Given the importance of the attorney-client privilege in a criminal case, perhaps the best reason that a CPA should not represent a taxpayer in a potential criminal matter is that no confidentiality privilege exists between accountants and clients when it comes to criminal matters. Many CPAs mistakenly believe that their client communications are protected when representing an audited client. This is partially true where they did not prepare the original returns being audited.
Congress enacted Internal Revenue Code section 7525, the so-called “accountant privilege,” in 1998, which extended the common law attorney-client privilege to tax advice furnished by a federally authorized tax practitioner; however, that confidentiality privilege for accountants may only be asserted in noncriminal tax matters. The dilemma occurs once that examination turns criminal where the CPA can find themselves compelled to divulge all the client’s previously discussed secrets to the IRS under the IRS’s subpoena power. Moreover, communications surrounding the preparation of the original return being audited are never privileged (even where the original return was prepared by an attorney) given that a tax return is a public disclosure and thus no expectation of confidentiality surrounded the communications at issue.

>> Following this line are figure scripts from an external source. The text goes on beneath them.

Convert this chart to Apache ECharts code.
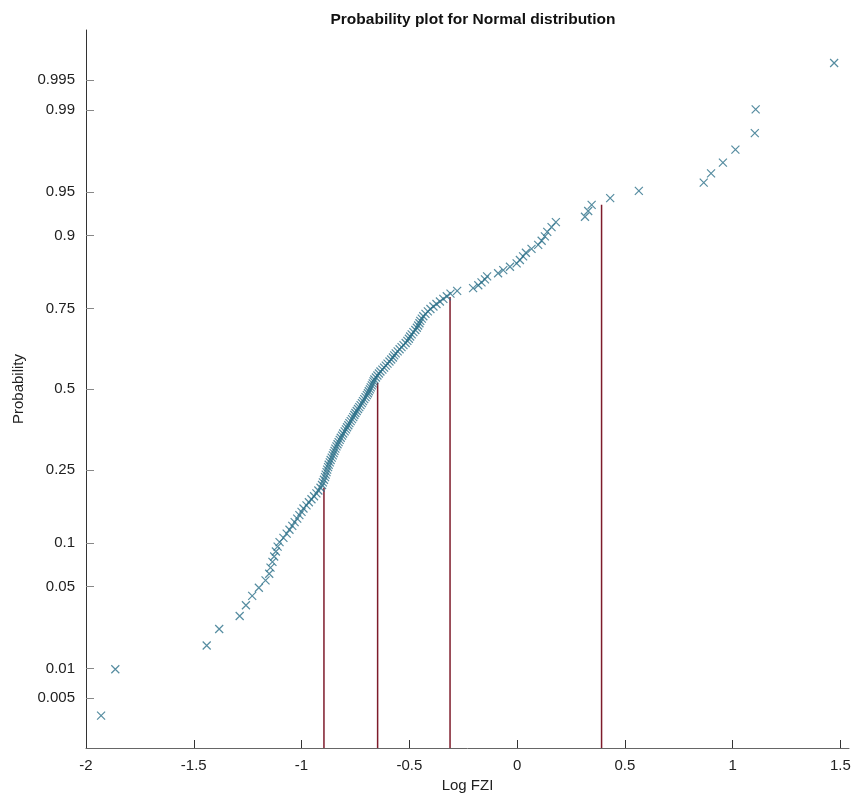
<!DOCTYPE html>
<html>
<head>
<meta charset="utf-8">
<script src="https://cdn.jsdelivr.net/npm/echarts@6.0.0/dist/echarts.min.js"></script>
<style>
html,body{margin:0;padding:0;background:#fff;}
#chart{width:859px;height:798px;}
</style>
</head>
<body>
<div id="chart"></div>
<script>
// ---- data ----
const chartTitle = 'Probability plot for Normal distribution';
const xName = 'Log FZI';
const yName = 'Probability';
const xTicks = [-2, -1.5, -1, -0.5, 0, 0.5, 1, 1.5];
const yTickProbs = [0.005, 0.01, 0.05, 0.1, 0.25, 0.5, 0.75, 0.9, 0.95, 0.99, 0.995];
const yTickLabels = ['0.005', '0.01', '0.05', '0.1', '0.25', '0.5', '0.75', '0.9', '0.95', '0.99', '0.995'];

// sorted Log FZI sample values (one per marker)
const logFZI = [
  -1.930, -1.864, -1.440, -1.382, -1.287, -1.258, -1.229, -1.198, -1.167, -1.150,
  -1.144, -1.135, -1.127, -1.119, -1.111, -1.102, -1.084, -1.069, -1.056, -1.043,
  -1.032, -1.020, -1.010, -1.000, -0.991, -0.977, -0.966, -0.954, -0.942, -0.931,
  -0.922, -0.912, -0.905, -0.901, -0.896, -0.891, -0.888, -0.884, -0.881, -0.877,
  -0.874, -0.869, -0.865, -0.860, -0.855, -0.851, -0.847, -0.843, -0.838, -0.833,
  -0.828, -0.823, -0.818, -0.812, -0.807, -0.800, -0.794, -0.789, -0.783, -0.778,
  -0.772, -0.766, -0.760, -0.755, -0.750, -0.744, -0.738, -0.732, -0.726, -0.720,
  -0.715, -0.709, -0.703, -0.697, -0.692, -0.688, -0.683, -0.679, -0.674, -0.670,
  -0.666, -0.662, -0.655, -0.648, -0.641, -0.634, -0.625, -0.617, -0.609, -0.601,
  -0.592, -0.584, -0.576, -0.570, -0.563, -0.554, -0.545, -0.536, -0.527, -0.517,
  -0.509, -0.502, -0.496, -0.489, -0.481, -0.472, -0.465, -0.459, -0.453, -0.449,
  -0.442, -0.435, -0.425, -0.414, -0.402, -0.388, -0.374, -0.358, -0.342, -0.326,
  -0.309, -0.278, -0.204, -0.180, -0.165, -0.149, -0.139, -0.088, -0.064, -0.033,
  -0.002, 0.013, 0.028, 0.041, 0.067, 0.098, 0.114, 0.129, 0.140, 0.160,
  0.180, 0.315, 0.330, 0.346, 0.432, 0.565, 0.866, 0.900, 0.955, 1.013,
  1.103, 1.107, 1.471
];

// vertical cut-off lines: x position and the probability where each stops
const cutoffX = [-0.896, -0.647, -0.311, 0.392];
const cutoffTopProb = [0.206, 0.521, 0.779, 0.938];

// ---- normal probability scale (inverse normal CDF) ----
function probit(p) {
  const a = [-3.969683028665376e+01, 2.209460984245205e+02, -2.759285104469687e+02, 1.383577518672690e+02, -3.066479806614716e+01, 2.506628277459239e+00];
  const b = [-5.447609879822406e+01, 1.615858368580409e+02, -1.556989798598866e+02, 6.680131188771972e+01, -1.328068155288572e+01];
  const c = [-7.784894002430293e-03, -3.223964580411365e-01, -2.400758277161838e+00, -2.549732539343734e+00, 4.374664141464968e+00, 2.938163982698783e+00];
  const d = [7.784695709041462e-03, 3.224671290700398e-01, 2.445134137142996e+00, 3.754408661907416e+00];
  const pl = 0.02425, ph = 1 - pl;
  let q, r;
  if (p < pl) {
    q = Math.sqrt(-2 * Math.log(p));
    return (((((c[0]*q+c[1])*q+c[2])*q+c[3])*q+c[4])*q+c[5]) / ((((d[0]*q+d[1])*q+d[2])*q+d[3])*q+1);
  } else if (p <= ph) {
    q = p - 0.5; r = q * q;
    return (((((a[0]*r+a[1])*r+a[2])*r+a[3])*r+a[4])*r+a[5])*q / (((((b[0]*r+b[1])*r+b[2])*r+b[3])*r+b[4])*r+1);
  } else {
    q = Math.sqrt(-2 * Math.log(1 - p));
    return -(((((c[0]*q+c[1])*q+c[2])*q+c[3])*q+c[4])*q+c[5]) / ((((d[0]*q+d[1])*q+d[2])*q+d[3])*q+1);
  }
}

const n = logFZI.length;
// empirical plotting positions (i-0.5)/n, mapped onto the probability scale
const points = logFZI.map((v, i) => [v, probit((i + 0.5) / n)]);
const yTickZ = yTickProbs.map(probit);
const Y_MIN = -2.99, Y_MAX = 2.995;

const markerColor = '#2a6f88';
const lineColor = '#7e1b2b';
const font = 'Liberation Sans, Arial, sans-serif';

const series = [{
  type: 'scatter',
  data: points,
  symbol: 'path://M0,0L10,10M10,0L0,10',
  symbolSize: 8,
  itemStyle: { color: 'rgba(0,0,0,0)', borderColor: markerColor, borderWidth: 1.2 },
  emphasis: { disabled: true },
  z: 3
}];
cutoffX.forEach((x, k) => {
  series.push({
    type: 'line',
    data: [[x, Y_MIN], [x, probit(cutoffTopProb[k])]],
    symbol: 'none',
    lineStyle: { color: lineColor, width: 1.5 },
    silent: true,
    z: 2
  });
});

const chart = echarts.init(document.getElementById('chart'), null, { renderer: 'canvas' });
chart.setOption({
  animation: false,
  backgroundColor: '#ffffff',
  title: {
    text: chartTitle,
    left: 468,
    top: 7,
    textAlign: 'center',
    textStyle: { fontFamily: font, fontSize: 15.5, fontWeight: 'bold', color: '#111' }
  },
  grid: { left: 86, right: 10, top: 30, bottom: 50, containLabel: false },
  xAxis: {
    type: 'value',
    min: -2,
    max: 1.54,
    name: xName,
    nameLocation: 'middle',
    nameGap: 28,
    nameTextStyle: { fontFamily: font, fontSize: 15, color: '#222' },
    axisLine: { show: true, onZero: false, lineStyle: { color: '#666', width: 1 } },
    axisTick: { show: true, inside: true, length: 8, customValues: xTicks, lineStyle: { color: '#333' } },
    axisLabel: {
      customValues: xTicks,
      margin: 10,
      fontFamily: font,
      fontSize: 15,
      color: '#222',
      formatter: v => String(Math.round(v * 10) / 10)
    },
    splitLine: { show: false }
  },
  yAxis: {
    type: 'value',
    min: Y_MIN,
    max: Y_MAX,
    name: yName,
    nameLocation: 'middle',
    nameGap: 54,
    nameTextStyle: { fontFamily: font, fontSize: 15, color: '#222' },
    axisLine: { show: true, onZero: false, lineStyle: { color: '#333', width: 1 } },
    axisTick: { show: true, inside: true, length: 8, customValues: yTickZ, lineStyle: { color: '#888' } },
    axisLabel: {
      customValues: yTickZ,
      margin: 11,
      fontFamily: font,
      fontSize: 15,
      color: '#222',
      formatter: v => {
        let best = 0;
        yTickZ.forEach((z, k) => { if (Math.abs(z - v) < Math.abs(yTickZ[best] - v)) best = k; });
        return yTickLabels[best];
      }
    },
    splitLine: { show: false }
  },
  series: series
});
</script>
</body>
</html>
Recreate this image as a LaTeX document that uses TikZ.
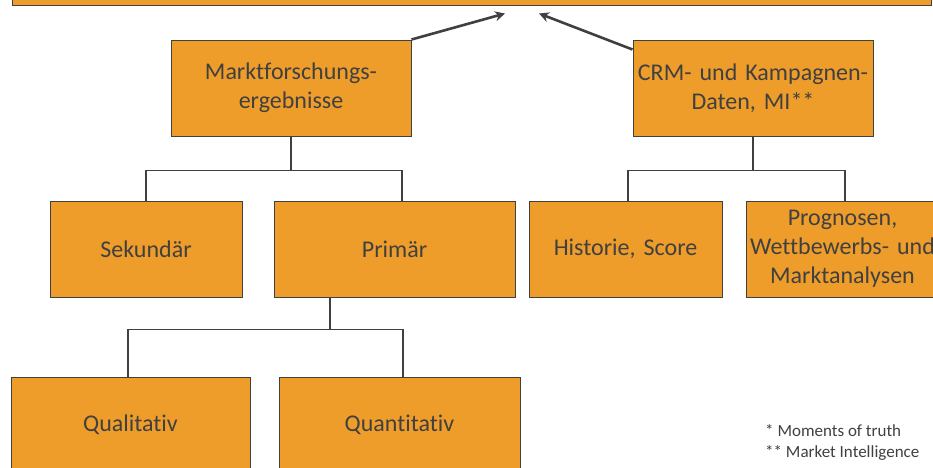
\documentclass[tikz,border=0pt]{standalone}
\usepackage{fontspec}
\setmainfont[Ligatures=NoCommon]{Carlito}
\usepackage{xcolor}
\usetikzlibrary{arrows.meta}
\definecolor{boxorange}{RGB}{238,157,43}
\definecolor{darkgrey}{RGB}{64,64,64}
\frenchspacing

\begin{document}
\begin{tikzpicture}[x=1pt,y=-1pt,
  box/.style={draw=darkgrey,line width=1pt,fill=boxorange,text=darkgrey,
    font=\fontsize{24}{29}\selectfont,align=center,inner sep=2pt,minimum height=96pt},
  link/.style={draw=darkgrey,line width=1.2pt},
  pointer/.style={draw=darkgrey,line width=2.6pt,-{Stealth[length=10pt,width=10pt]}}]
        \useasboundingbox (0,0) rectangle (933,467);
        \clip (0,0) rectangle (933,467);

        \node[box,minimum height=40pt,text width=915pt] (top) at (471.5,-15) {};

        \node[box,text width=236pt] (markt) at (291,88) {Marktforschungs-\\ergebnisse};
        \node[box,text width=236pt] (crm) at (753,88) {CRM- und Kampagnen-\\Daten, MI**};

        \node[box,text width=188pt] (sek) at (146,249) {Sekundär};
        \node[box,text width=237pt] (prim) at (394.5,249) {Primär};
        \node[box,text width=189pt] (hist) at (625.5,249) {Historie, Score};
        \node[box,text width=189pt] (prog) at (842.5,249) {Prognosen,\\Wettbewerbs- und\\Marktanalysen};

        \node[box,text width=235pt] (qual) at (130.5,425) {Qualitativ};
        \node[box,text width=237pt] (quant) at (399.5,425) {Quantitativ};

        \node[anchor=west,align=left,text=darkgrey,inner sep=0pt,
          font=\fontsize{17}{21}\selectfont] (note) at (765,442.5)
          {* Moments of truth\\** Market Intelligence};

        \draw[link] (markt.south) -- +(0,34) -| (sek.north);
        \draw[link] (markt.south) -- +(0,34) -| ([xshift=7.5pt]prim.north);
        \draw[link] (crm.south) -- +(0,34) -| ([xshift=2.5pt]hist.north);
        \draw[link] (crm.south) -- +(0,34) -| ([xshift=2.5pt]prog.north);
        \draw[link] ([xshift=-64.5pt]prim.south) -- +(0,32) -| ([xshift=-2.5pt]qual.north);
        \draw[link] ([xshift=-64.5pt]prim.south) -- +(0,32) -| ([xshift=3.5pt]quant.north);

        \coordinate (tipL) at ([xshift=33.5pt,yshift=-8pt]top.south);
        \coordinate (tipR) at ([xshift=67.5pt,yshift=-8pt]top.south);
        \draw[pointer] (markt.north east) -- (tipL);
        \draw[pointer] ([yshift=-10pt]crm.north west) -- (tipR);
      \end{tikzpicture}
\end{document}
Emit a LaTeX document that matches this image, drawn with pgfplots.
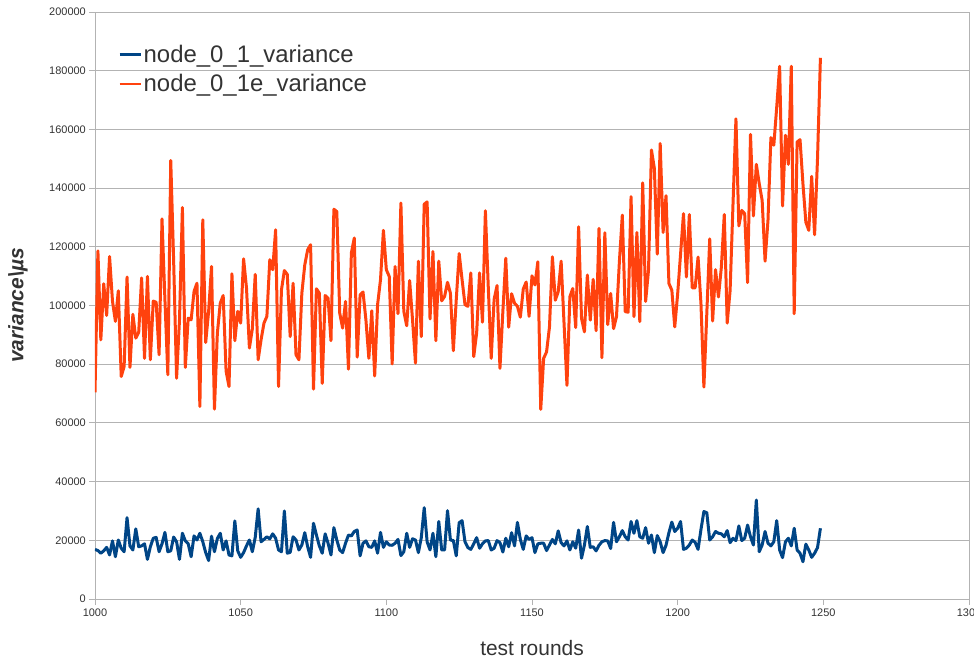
\documentclass[border=0pt]{standalone}
\usepackage{pgfplots}
\pgfplotsset{compat=1.18}
\usepackage{pgfplotstable}
\usepackage{fontspec}
\setmainfont{Liberation Sans}
\definecolor{serA}{HTML}{004586}
\definecolor{serB}{HTML}{FF420E}
\definecolor{gridc}{HTML}{B3B3B3}
\definecolor{txt}{HTML}{333333}
\pgfplotstableread{
x a b
1000 16900 70400
1001 16500 118600
1002 15600 88300
1003 16400 107400
1004 17600 96600
1005 15000 116700
1006 19800 101500
1007 14400 94600
1008 20100 105000
1009 17300 75800
1010 16100 79200
1011 27700 109700
1012 18100 78900
1013 16700 97000
1014 23900 88900
1015 17800 90800
1016 18100 109400
1017 18800 82000
1018 13500 109900
1019 17800 81500
1020 20700 101500
1021 21000 101100
1022 16100 83200
1023 18800 129500
1024 22700 102000
1025 16100 76400
1026 16400 149400
1027 21100 115000
1028 19500 75200
1029 13500 95000
1030 22400 133400
1031 19800 78900
1032 18800 95700
1033 14400 95100
1034 21500 104800
1035 20100 107600
1036 22400 65600
1037 19500 129200
1038 15800 87400
1039 13100 98000
1040 21400 113300
1041 16100 64700
1042 20600 90600
1043 22400 100800
1044 16700 103400
1045 19800 77600
1046 15000 72400
1047 14700 110800
1048 26600 88000
1049 16400 98000
1050 14200 94000
1051 15800 115900
1052 18100 106000
1053 20100 85500
1054 16100 92000
1055 21000 110600
1056 30700 81500
1057 19500 88300
1058 20300 94000
1059 21200 96300
1060 20500 115600
1061 22200 112200
1062 20700 125800
1063 16700 72400
1064 16100 105300
1065 30000 111900
1066 15600 110600
1067 15900 89400
1068 21200 107600
1069 20100 83200
1070 16700 81500
1071 18400 104200
1072 22600 113800
1073 17800 119000
1074 14200 120700
1075 25800 71500
1076 21800 105700
1077 18100 104200
1078 15600 73500
1079 22200 103400
1080 19000 102500
1081 15000 88000
1082 24300 132800
1083 20100 132000
1084 16700 97400
1085 15800 92300
1086 19000 101400
1087 21800 78300
1088 21500 117900
1089 23000 123000
1090 23500 82400
1091 14700 103600
1092 19000 104600
1093 19800 95000
1094 17800 82000
1095 17600 98200
1096 19800 76000
1097 15600 100300
1098 22700 108800
1099 17600 125600
1100 19500 112200
1101 18400 109900
1102 18300 80100
1103 19000 113300
1104 20300 97200
1105 14800 134900
1106 16100 98000
1107 22400 93100
1108 17600 108500
1109 20500 95000
1110 20100 80400
1111 15800 115100
1112 20900 89400
1113 31100 134500
1114 19500 135300
1115 16700 95400
1116 22400 118400
1117 14400 88000
1118 26400 115100
1119 16700 101600
1120 16700 103100
1121 30100 107900
1122 20100 104200
1123 19900 84600
1124 14700 102000
1125 26000 117700
1126 26700 108800
1127 19500 100300
1128 17500 99700
1129 16900 111100
1130 18800 82600
1131 20900 90600
1132 17300 111100
1133 18800 94300
1134 19800 132300
1135 19900 106000
1136 16700 82000
1137 17300 102100
1138 19900 106800
1139 19200 78600
1140 16000 98000
1141 20700 116100
1142 17800 92600
1143 22600 104000
1144 18100 100800
1145 26100 99700
1146 20300 96000
1147 16900 105600
1148 21500 108000
1149 20300 96300
1150 20900 110100
1151 15800 107000
1152 18800 114900
1153 19000 64600
1154 19000 82000
1155 16500 84200
1156 18400 92700
1157 20300 116600
1158 18800 101800
1159 23200 104700
1160 19200 115100
1161 18100 93900
1162 19800 72800
1163 16700 103000
1164 19500 105800
1165 17300 92500
1166 23500 126800
1167 13900 95600
1168 18400 91000
1169 24700 110400
1170 17600 95000
1171 17800 108900
1172 16400 91400
1173 18300 126300
1174 19500 82200
1175 19900 124800
1176 19800 93500
1177 17200 104100
1178 26100 92100
1179 19500 96200
1180 21200 115000
1181 23300 130800
1182 21200 97900
1183 20100 97700
1184 26400 137100
1185 22400 96200
1186 26700 124900
1187 21200 94500
1188 20700 141800
1189 24300 101400
1190 19000 112100
1191 21800 153000
1192 15800 146700
1193 21600 117500
1194 19500 155200
1195 15800 124900
1196 18300 137400
1197 22600 107500
1198 26200 105200
1199 23000 92700
1200 24100 104000
1201 26400 117600
1202 16900 131300
1203 17300 109700
1204 18400 131000
1205 20100 106000
1206 19300 106000
1207 16900 116500
1208 23700 100600
1209 29800 72200
1210 29400 97200
1211 20100 122700
1212 21200 94700
1213 23000 112200
1214 22400 102900
1215 22200 113100
1216 21200 131000
1217 23300 94000
1218 19200 105100
1219 20700 134700
1220 19900 163600
1221 24900 127100
1222 19900 132400
1223 20700 131300
1224 25200 107800
1225 21200 158300
1226 18400 130500
1227 33700 148100
1228 16100 141500
1229 18400 135800
1230 23000 115100
1231 19000 129000
1232 18100 157200
1233 19500 154600
1234 26700 167600
1235 16700 181500
1236 14100 133900
1237 19500 158000
1238 20700 148100
1239 18100 181500
1240 24100 97200
1241 16700 155700
1242 15600 156500
1243 12700 141500
1244 18700 128400
1245 16700 125600
1246 14200 144000
1247 15600 124100
1248 17500 150000
1249 24100 184400
}\datatable
\begin{document}
\begin{tikzpicture}
\begin{axis}[
  scale only axis, width=874bp, height=587bp,
  xmin=1000, xmax=1300, ymin=0, ymax=200000,
  xtick={1000,1050,...,1300}, ytick={0,20000,...,200000},
  scaled ticks=false,
  /pgf/number format/fixed,
  /pgf/number format/1000 sep={},
  /pgf/number format/assume math mode=true,
  tick label style={font=\fontsize{11}{13}\selectfont, text=txt},
  xticklabel style={anchor=north, inner sep=0pt, yshift=-4bp},
  yticklabel style={anchor=east, inner sep=0pt, xshift=-3bp},
  axis line style={gridc, line width=0.8bp},
  ymajorgrids, grid style={gridc, line width=0.8bp},
  tick style={gridc, line width=0.8bp},
  tick align=outside, major tick length=6bp, tick pos=left,
  xlabel={test rounds},
  ylabel={\textbf{\textit{variance\textbackslash µs}}},
  label style={font=\fontsize{21}{25}\selectfont, text=txt},
  xlabel style={at={(axis description cs:0.5,0)}, anchor=center, yshift=-49bp},
  ylabel style={at={(axis description cs:-0.0881,0.5)}, anchor=center},
  legend style={draw=none, fill=none, inner sep=0pt, outer sep=0pt,
    at={(axis description cs:0,1)}, anchor=north west, xshift=23.5bp, yshift=-32.6bp,
    font=\fontsize{24}{28}\selectfont, text=txt, row sep=9.7bp, column sep=1.5bp,
    nodes={inner sep=0.5bp}},
  legend cell align=left,
  legend image code/.code={\draw[#1, line width=2.2bp] (0bp,0bp) -- (21bp,0bp);},
]
\addplot[serA, line width=3bp, line join=round, no markers] table[x=x, y=a]{\datatable};
\addplot[serB, line width=3bp, line join=round, no markers] table[x=x, y=b]{\datatable};
\legend{node\_0\_1\_variance, node\_0\_1e\_variance}
\end{axis}
\pgfresetboundingbox
\useasboundingbox (-95bp,-62bp) rectangle (879bp,599bp);
\end{tikzpicture}
\end{document}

The 6th Circuit court of appeals has held that statements made in a civil examination may be admitted as evidence in a subsequent criminal prosecution. In U.S. v. Rutherford, 555 F.3d 190 (6th Cir. 2009), the defendants were represented by a CPA when the civil interviews were being conducted. Because the case was not handed over to a criminal tax attorney at the phase where the CPA should have realized that the taxpayers were in need of legal representation, the taxpayer’s ability to protect his constitutional rights were weakened. Ultimately the statements made during the civil audit while the client was represented by a CPA, led directly to the taxpayer’s criminal prosecution.